Büyük camialar böyledir. Bir bardak suda fırtına kopar, birçok olumsuzluk yaşanır ama çıkar oynar ve kazanırlar. Tam da ihtiyacı olduğu bir dönemde yani Beşiktaş’ın puan kaybettiği haftada... Yapılacak tek bir hata şampiyonluğu başka bir mayısa bırakacaktı.

Galatasaray, bu sezon geriye düştüğü hiçbir maçı çevirememişti, ta ki düne kadar! Taylan’ın hatası sonrası gol yendi ve sarı-kırmızılı oyuncular kendine geldi diyelim.
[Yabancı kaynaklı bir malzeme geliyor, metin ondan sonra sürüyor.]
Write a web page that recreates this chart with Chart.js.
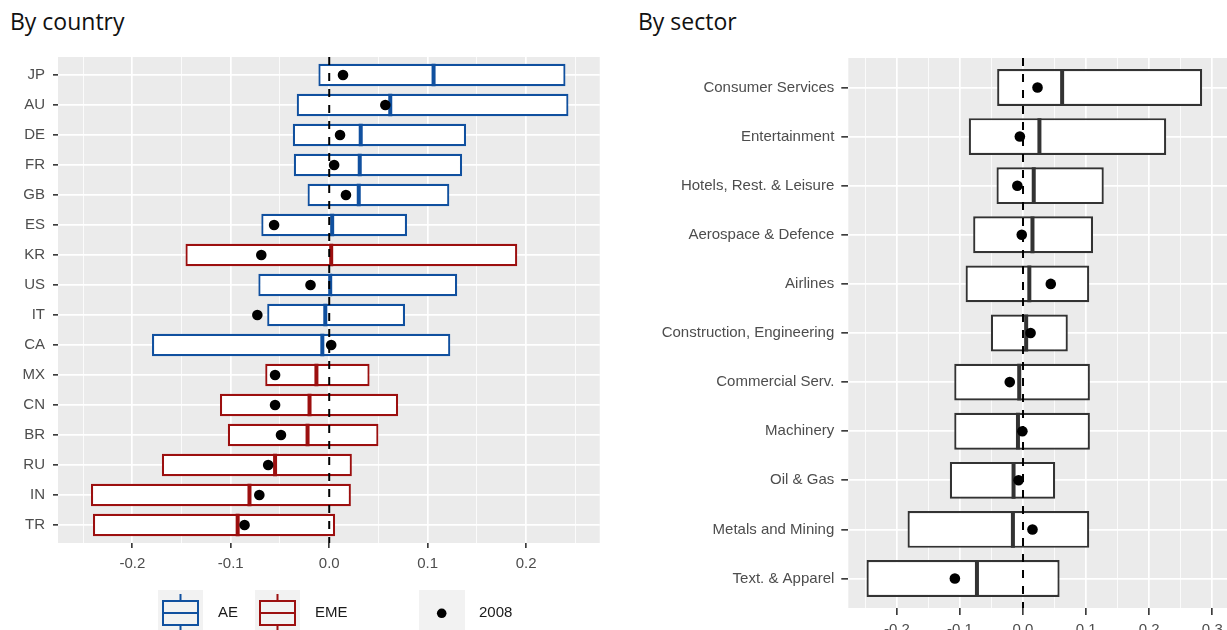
<!DOCTYPE html>
<html>
<head>
<meta charset="utf-8">
<title>By country / By sector</title>
<script src="https://cdn.jsdelivr.net/npm/chart.js@4.4.1/dist/chart.umd.min.js"></script>
<style>
  html, body { margin: 0; padding: 0; background: #fff; overflow: hidden; }
  body { width: 1227px; height: 630px; position: relative; }
  .title {
    position: absolute; top: 10px;
    font-family: "Open Sans", "Noto Sans", sans-serif;
    font-size: 23px; line-height: 23px; color: #111; white-space: nowrap;
  }
  #countryWrap { position: absolute; left: 0; top: 0; width: 615px; height: 630px; }
  #sectorWrap { position: absolute; left: 620px; top: 0; width: 657px; height: 650px; }
</style>
</head>
<body>
<div class="title" style="left:10px">By country</div>
<div class="title" style="left:638px">By sector</div>
<div id="countryWrap"><canvas id="countryChart"></canvas></div>
<div id="sectorWrap"><canvas id="sectorChart"></canvas></div>

<script>
/* =========================
   DATA – BY COUNTRY
========================= */
const countries = ["JP", "AU", "DE", "FR", "GB", "ES", "KR", "US", "IT", "CA", "MX", "CN", "BR", "RU", "IN", "TR"];
const countryGroup = ["AE", "AE", "AE", "AE", "AE", "AE", "EME", "AE", "AE", "AE", "EME", "EME", "EME", "EME", "EME", "EME"];
const countryLow = [-0.011, -0.033, -0.037, -0.036, -0.022, -0.069, -0.146, -0.072, -0.063, -0.180, -0.065, -0.111, -0.103, -0.170, -0.242, -0.240];
const countryMedian = [0.106, 0.062, 0.032, 0.031, 0.030, 0.003, 0.002, 0.001, -0.004, -0.007, -0.013, -0.020, -0.022, -0.055, -0.081, -0.093];
const countryHigh = [0.240, 0.243, 0.139, 0.135, 0.122, 0.079, 0.191, 0.130, 0.077, 0.123, 0.041, 0.070, 0.050, 0.023, 0.022, 0.006];
const country2008 = [0.014, 0.057, 0.011, 0.005, 0.017, -0.056, -0.069, -0.019, -0.073, 0.002, -0.055, -0.055, -0.049, -0.062, -0.071, -0.086];

/* =========================
   DATA – BY SECTOR
========================= */
const sectors = ["Consumer Services", "Entertainment", "Hotels, Rest. & Leisure", "Aerospace & Defence", "Airlines",
  "Construction, Engineering", "Commercial Serv.", "Machinery", "Oil & Gas", "Metals and Mining", "Text. & Apparel"];
const sectorLow = [-0.041, -0.086, -0.042, -0.079, -0.091, -0.051, -0.109, -0.109, -0.116, -0.183, -0.248];
const sectorMedian = [0.062, 0.026, 0.017, 0.015, 0.010, 0.005, -0.006, -0.008, -0.015, -0.016, -0.073];
const sectorHigh = [0.284, 0.227, 0.128, 0.111, 0.105, 0.071, 0.106, 0.106, 0.051, 0.105, 0.058];
const sector2008 = [0.023, -0.005, -0.009, -0.002, 0.044, 0.012, -0.021, -0.001, -0.007, 0.015, -0.108];

const groupNames = ["AE", "EME"];
const dotLabel = "2008";
const zeroRef = 0;

const groupColors = { AE: "#10509f", EME: "#9c0f0f" };
const sectorColor = "#333333";
const tickFont = { family: "'Liberation Sans', Arial, sans-serif", size: 15 };

const isMajor = (v) => Math.abs(Math.round(v * 20)) % 2 === 0;
const tickIsMajor = (c) => !c || !c.tick || isMajor(c.tick.value);

// grey ggplot-style panel behind the plot area
const panelBg = {
  id: "panelBg",
  beforeDraw(chart) {
    const { ctx, chartArea: a } = chart;
    ctx.save();
    ctx.fillStyle = "#ebebeb";
    ctx.fillRect(a.left, a.top, a.right - a.left, a.bottom - a.top);
    ctx.restore();
  }
};

function boxPanel(el, o) {
  const n = o.cats.length;
  const yMin = -0.6;
  const yMax = n - 1 + 0.6;

  return new Chart(el, {
    type: "bar",
    data: {
      datasets: [
        {
          type: "scatter",
          label: dotLabel,
          data: o.dots.map((v, i) => ({ x: v, y: i })),
          pointRadius: 5.3,
          pointBackgroundColor: "#000",
          pointBorderColor: "#000",
          pointBorderWidth: 0,
          order: 0
        },
        {
          type: "line",
          label: "zero",
          data: [{ x: zeroRef, y: yMin }, { x: zeroRef, y: yMax }],
          borderColor: "#000",
          borderWidth: 2,
          borderDash: [8, 8],
          pointRadius: 0,
          fill: false,
          order: 1
        },
        {
          type: "scatter",
          label: "median",
          data: o.med.map((v, i) => ({ x: v, y: i })),
          pointStyle: "line",
          pointRotation: 90,
          pointRadius: o.halfBox,
          pointBorderColor: o.colors,
          pointBorderWidth: 4,
          order: 2
        },
        {
          type: "bar",
          label: "range",
          indexAxis: "y",
          data: o.low.map((v, i) => ({ x: [v, o.high[i]], y: i })),
          backgroundColor: "#fff",
          borderColor: o.colors,
          borderWidth: 2.2,
          borderSkipped: false,
          categoryPercentage: 1,
          barPercentage: 0.75,
          order: 3
        }
      ]
    },
    options: {
      responsive: true,
      maintainAspectRatio: false,
      animation: false,
      events: [],
      layout: { padding: o.padding },
      plugins: {
        legend: { display: false },
        tooltip: { enabled: false }
      },
      scales: {
        x: {
          type: "linear",
          position: "bottom",
          min: o.xMin,
          max: o.xMax,
          offset: false,
          border: { display: false },
          grid: {
            offset: false,
            color: "#ffffff",
            lineWidth: (c) => (tickIsMajor(c) ? 1.7 : 0.8),
            drawTicks: true,
            tickLength: o.tickLen,
            tickWidth: 1.6,
            tickColor: (c) => (tickIsMajor(c) ? "#333333" : "rgba(0,0,0,0)")
          },
          ticks: {
            stepSize: 0.05,
            includeBounds: false,
            autoSkip: false,
            maxRotation: 0,
            padding: o.xPad,
            color: "#4d4d4d",
            font: tickFont,
            callback: (v) => (isMajor(v) ? v.toFixed(1) : "")
          },
          afterFit: (s) => { s.height = o.xAxisH; }
        },
        y: {
          type: "linear",
          position: "left",
          reverse: true,
          min: yMin,
          max: yMax,
          offset: false,
          border: { display: false },
          grid: {
            offset: false,
            color: "#ffffff",
            lineWidth: 1.7,
            tickLength: o.tickLen,
            tickWidth: 1.6,
            tickColor: "#333333"
          },
          ticks: {
            stepSize: 1,
            includeBounds: false,
            autoSkip: false,
            padding: o.yPad,
            color: "#4d4d4d",
            font: tickFont,
            callback: (v) => (Number.isInteger(v) && o.cats[v] !== undefined ? o.cats[v] : "")
          },
          afterFit: (s) => { s.width = o.yAxisW; }
        }
      }
    },
    plugins: [panelBg].concat(o.extraPlugins || [])
  });
}

/* =========================
   LEGEND – BY COUNTRY
========================= */
const countryLegend = {
  id: "countryLegend",
  afterDraw(chart) {
    const { ctx } = chart;
    ctx.save();
    const keys = [
      { x: 158, w: 45, color: groupColors[groupNames[0]], text: groupNames[0], tx: 218 },
      { x: 255, w: 45, color: groupColors[groupNames[1]], text: groupNames[1], tx: 315 }
    ];
    ctx.font = "15px 'Liberation Sans', Arial, sans-serif";
    ctx.textBaseline = "middle";
    ctx.textAlign = "left";
    keys.forEach((k) => {
      ctx.fillStyle = "#f2f2f2";
      ctx.fillRect(k.x, 590, k.w, 45);
      ctx.strokeStyle = k.color;
      ctx.lineWidth = 2;
      const cx = k.x + k.w / 2;
      ctx.strokeRect(k.x + 5, 601, k.w - 10, 24);
      ctx.beginPath();
      ctx.moveTo(k.x + 5, 613); ctx.lineTo(k.x + k.w - 5, 613);
      ctx.moveTo(cx, 594); ctx.lineTo(cx, 601);
      ctx.moveTo(cx, 625); ctx.lineTo(cx, 635);
      ctx.stroke();
      ctx.fillStyle = "#1a1a1a";
      ctx.fillText(k.text, k.tx, 613);
    });
    ctx.fillStyle = "#f2f2f2";
    ctx.fillRect(419, 590, 46, 45);
    ctx.fillStyle = "#000";
    ctx.beginPath();
    ctx.arc(441.7, 613.3, 4.8, 0, Math.PI * 2);
    ctx.fill();
    ctx.fillStyle = "#1a1a1a";
    ctx.fillText(dotLabel, 479, 613);
    ctx.restore();
  }
};

const countryCtx = document.getElementById("countryChart");
if (countryCtx) {
  boxPanel(countryCtx, {
    cats: countries,
    low: countryLow,
    med: countryMedian,
    high: countryHigh,
    dots: country2008,
    colors: countryGroup.map((g) => groupColors[g]),
    halfBox: 11.25,
    xMin: -0.2755,
    xMax: 0.2748,
    padding: { left: 0, top: 57, right: 15, bottom: 57 },
    xAxisH: 30,
    yAxisW: 58,
    tickLen: 5,
    xPad: 7,
    yPad: 8,
    extraPlugins: [countryLegend]
  });
}

// the sector canvas runs 50px past the window edge, so its plot area ends at the edge
const sectorCtx = document.getElementById("sectorChart");
if (sectorCtx) {
  boxPanel(sectorCtx, {
    cats: sectors,
    low: sectorLow,
    med: sectorMedian,
    high: sectorHigh,
    dots: sector2008,
    colors: sectors.map(() => sectorColor),
    halfBox: 18.4,
    xMin: -0.2769,
    xMax: 0.3233,
    padding: { left: 0, top: 58, right: 50, bottom: 0 },
    xAxisH: 42,
    yAxisW: 228.3,
    tickLen: 7,
    xPad: 6,
    yPad: 7
  });
}
</script>
</body>
</html>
Sakatlıklar, covid ve cezalılar nedeniyle kadro kurmakta zorlanan Fatih Terim daha maça çıkmadan gövde gösterisi yapmıştı hem de başkana karşı. Kaybetse zaten genç oyuncularla maça çıktığından herkes suçu Başkan Cengiz’e yükleyecekti ama roller değişti şimdi de başkan oyuncuları kendisinin motive ettiğini iddia edecek(!)
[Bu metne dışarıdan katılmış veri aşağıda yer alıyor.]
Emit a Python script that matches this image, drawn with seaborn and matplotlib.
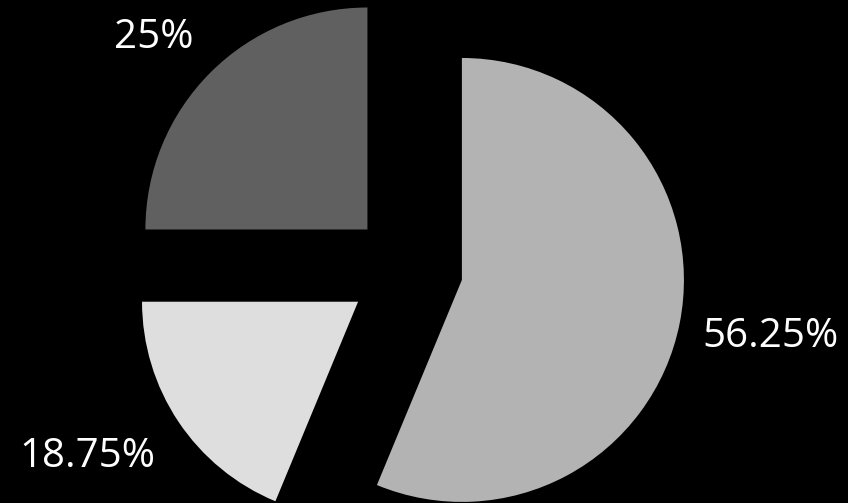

Göztepe'nin mücadelesine, Diabate’nin golüne hem şapka çıkarılır hem de alkışlanır. Onların yapacağı çok da hamle yoktu. Ne Ünal Hoca’nın aklına gelir ne de başkasının 22’lik bir yıldız adayının hat-trick yapacağı?

Fırat Aydınus benim için bu ligin tartışmasız en iyi hakemidir. Profesyonel hakemlik yaşantısının sonuna geldi. MHK’nın inatçı Başkanı Serdar Tatlı, uzun süredir Galatasaray maçı verilmeyen Aydınus’a bu maçı verince açıkçası yeni tartışmaları da beraberinde getirir diye düşünüyordum. Neyse ki yanılmışım.
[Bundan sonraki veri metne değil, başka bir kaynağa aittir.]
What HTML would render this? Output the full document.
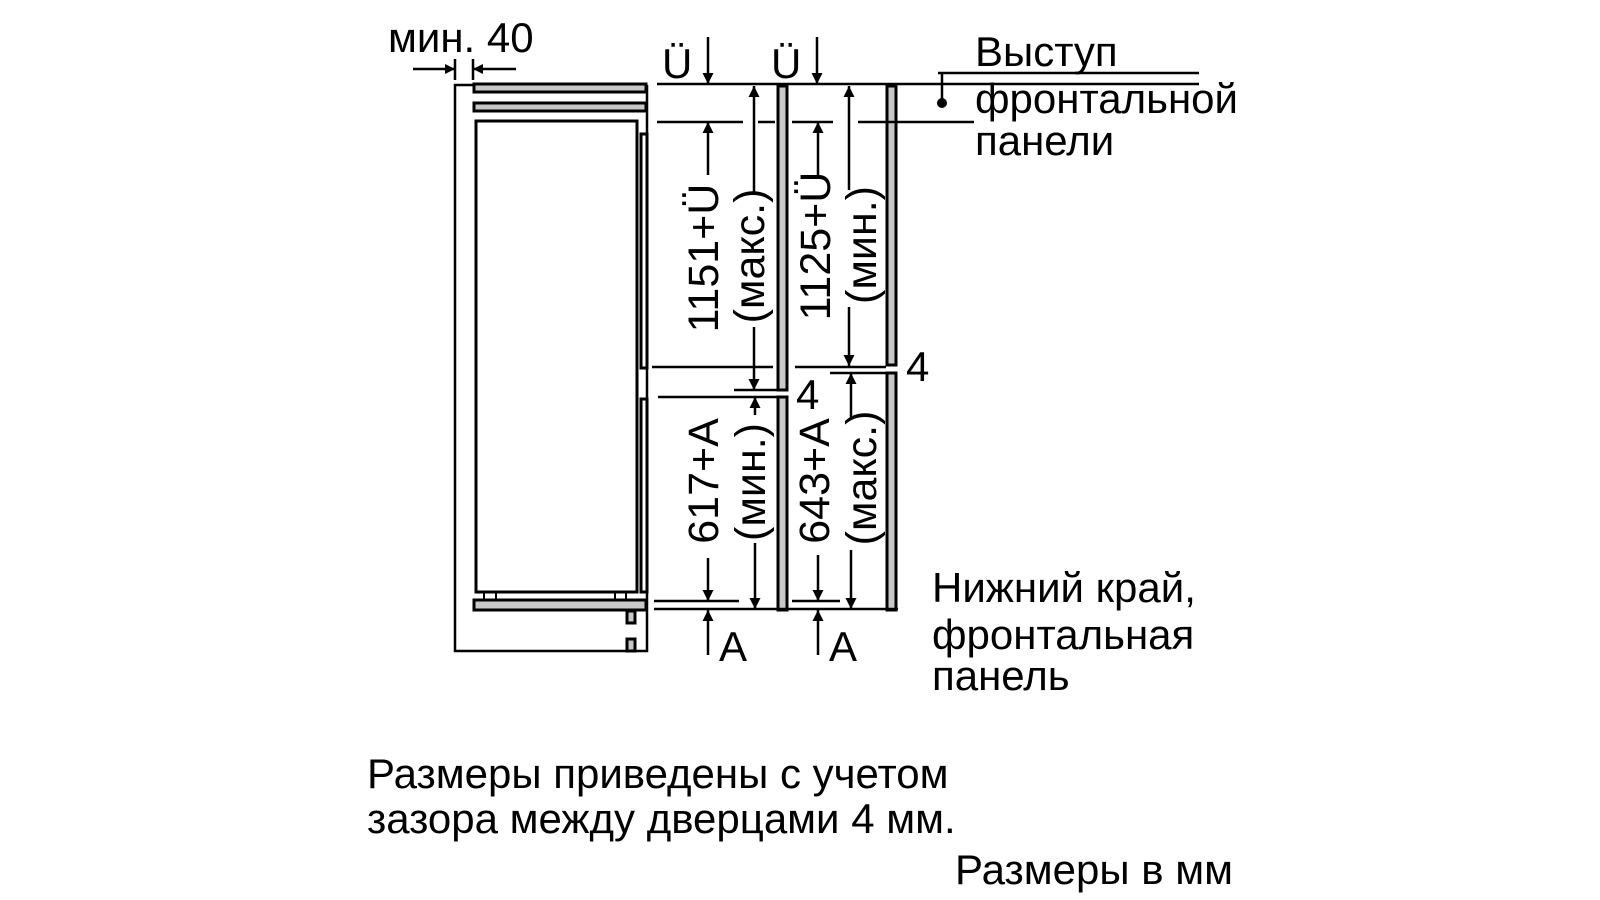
<!DOCTYPE html>
<html><head><meta charset="utf-8"><style>
html,body{margin:0;padding:0;background:#fff;width:1600px;height:900px;overflow:hidden}
text{font-family:"Liberation Sans",sans-serif;fill:#000}
</style></head><body>
<svg width="1600" height="900" viewBox="0 0 1600 900" xmlns="http://www.w3.org/2000/svg">
<defs><marker id="a" viewBox="0 0 10 10" refX="10" refY="5" markerWidth="18" markerHeight="11" markerUnits="userSpaceOnUse" orient="auto"><path d="M0,0 L10,5 L0,10 z" fill="#000"/></marker>
<marker id="b" viewBox="0 0 10 10" refX="10" refY="5" markerWidth="16" markerHeight="10" markerUnits="userSpaceOnUse" orient="auto"><path d="M0,0 L10,5 L0,10 z" fill="#000"/></marker></defs>
<g stroke="#000" fill="none">
<path d="M473,85 H455 V651 H647 V85" stroke-width="2.5"/>
<rect x="474" y="84" width="172" height="8" fill="#c8c8c8" stroke-width="3"/>
<rect x="474" y="103" width="172" height="8" fill="#c8c8c8" stroke-width="3"/>
<path d="M476,592 V121 H637 V592 Z" stroke-width="3"/>
<rect x="641" y="134" width="6" height="234" stroke-width="3"/>
<rect x="641" y="399" width="6" height="193" stroke-width="3"/>
<path d="M484,592 V600 M496,592 V600 M615,592 V600 M626,592 V600" stroke-width="2"/>
<rect x="474" y="600" width="172" height="10" fill="#c8c8c8" stroke-width="3"/>
<rect x="627" y="611" width="8" height="12" fill="#c8c8c8" stroke-width="3"/>
<rect x="627" y="639" width="8" height="12" fill="#c8c8c8" stroke-width="3"/>
<path d="M455,59 V80 M473,59 V80" stroke-width="2.5"/>
<line x1="413" y1="69" x2="455" y2="69" stroke-width="2.5" marker-end="url(#b)"/>
<line x1="516" y1="69" x2="473" y2="69" stroke-width="2.5" marker-end="url(#b)"/>
<rect x="778" y="86" width="9" height="304" fill="#c8c8c8" stroke-width="3"/>
<rect x="778" y="397" width="9" height="213" fill="#c8c8c8" stroke-width="3"/>
<rect x="887" y="86" width="9" height="279" fill="#c8c8c8" stroke-width="3"/>
<rect x="887" y="373" width="9" height="237" fill="#c8c8c8" stroke-width="3"/>
<g stroke-width="2.5">
<path d="M657,84 H1199"/>
<path d="M657,122 H743 M758,122 H775 M792,122 H833 M858,122 H974"/>
<path d="M652,367 H773 M795,367 H886 M830,373 H886 M734,390 H777 M658,397 H777"/>
<path d="M654,601 H739 M792,601 H840 M654,609 H898"/>
<path d="M942,73 V103"/>
<path d="M938,73 H1199"/>
<line x1="708" y1="37" x2="708" y2="84" marker-end="url(#a)"/>
<line x1="817" y1="37" x2="817" y2="84" marker-end="url(#a)"/>
<line x1="708" y1="175" x2="708" y2="122" marker-end="url(#a)"/>
<line x1="754" y1="192" x2="754" y2="86" marker-end="url(#a)"/>
<line x1="754" y1="327" x2="754" y2="390" marker-end="url(#a)"/>
<line x1="818" y1="175" x2="818" y2="122" marker-end="url(#a)"/>
<line x1="849" y1="190" x2="849" y2="86" marker-end="url(#a)"/>
<line x1="849" y1="307" x2="849" y2="366" marker-end="url(#a)"/>
<line x1="708" y1="558" x2="708" y2="601" marker-end="url(#a)"/>
<line x1="755" y1="415" x2="755" y2="397" marker-end="url(#a)"/>
<line x1="755" y1="543" x2="755" y2="609" marker-end="url(#a)"/>
<line x1="818" y1="555" x2="818" y2="601" marker-end="url(#a)"/>
<line x1="851" y1="418" x2="851" y2="373" marker-end="url(#a)"/>
<line x1="851" y1="550" x2="851" y2="609" marker-end="url(#a)"/>
<line x1="708" y1="655" x2="708" y2="610" marker-end="url(#a)"/>
<line x1="818" y1="655" x2="818" y2="610" marker-end="url(#a)"/>
</g>
</g>
<circle cx="942" cy="103" r="5" fill="#000"/>
<g font-size="42">
<text x="388" y="52">мин. 40</text>
<text x="662" y="78">Ü</text>
<text x="771" y="78">Ü</text>
<text x="796" y="409">4</text>
<text x="906" y="381">4</text>
<text x="719" y="661">A</text>
<text x="829" y="661">A</text>
<text x="975" y="66">Выступ</text>
<text x="975" y="113">фронтальной</text>
<text x="975" y="155">панели</text>
<text x="932" y="602">Нижний край,</text>
<text x="932" y="649">фронтальная</text>
<text x="932" y="690">панель</text>
<text x="367" y="788">Размеры приведены с учетом</text>
<text x="367" y="833">зазора между дверцами 4 мм.</text>
<text x="955" y="884">Размеры в мм</text>
</g>
<g font-size="43" text-anchor="middle" dominant-baseline="central">
<text transform="translate(704,258) rotate(-90)">1151+Ü</text>
<text transform="translate(750,256) rotate(-90)">(макс.)</text>
<text transform="translate(816,246) rotate(-90)">1125+Ü</text>
<text transform="translate(862,245) rotate(-90)">(мин.)</text>
<text transform="translate(704,481) rotate(-90)">617+A</text>
<text transform="translate(751,482) rotate(-90)">(мин.)</text>
<text transform="translate(815,481) rotate(-90)">643+A</text>
<text transform="translate(862,478) rotate(-90)">(макс.)</text>
</g>
</svg>
</body></html>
Galatasaray galip gelse de işler iyi gitmiyor. Defansif zaafların yanı sıra birçok oyuncu eski günlerini aratıyor. Maçın adamı Kerem’in 3 gol birden atması, Halil’in gelecek vadeden oyunu açıkçası neden bunca zamandır oynatılmadıklarını da akıllara getiriyor. İşin kolayı Arda’yı, Onyekuru’yu oynatmak elbette. Sahada Oğulcanlar, Emreler, Keremler, Haliller oldukça Galatasaray’ın sırtı yere gelmez. Gelecek gençlerde...… Bizim gibi eleştirmenleri susturmanın en iyi yolu galip gelmektir. Bize de şimdilik susmak düştü!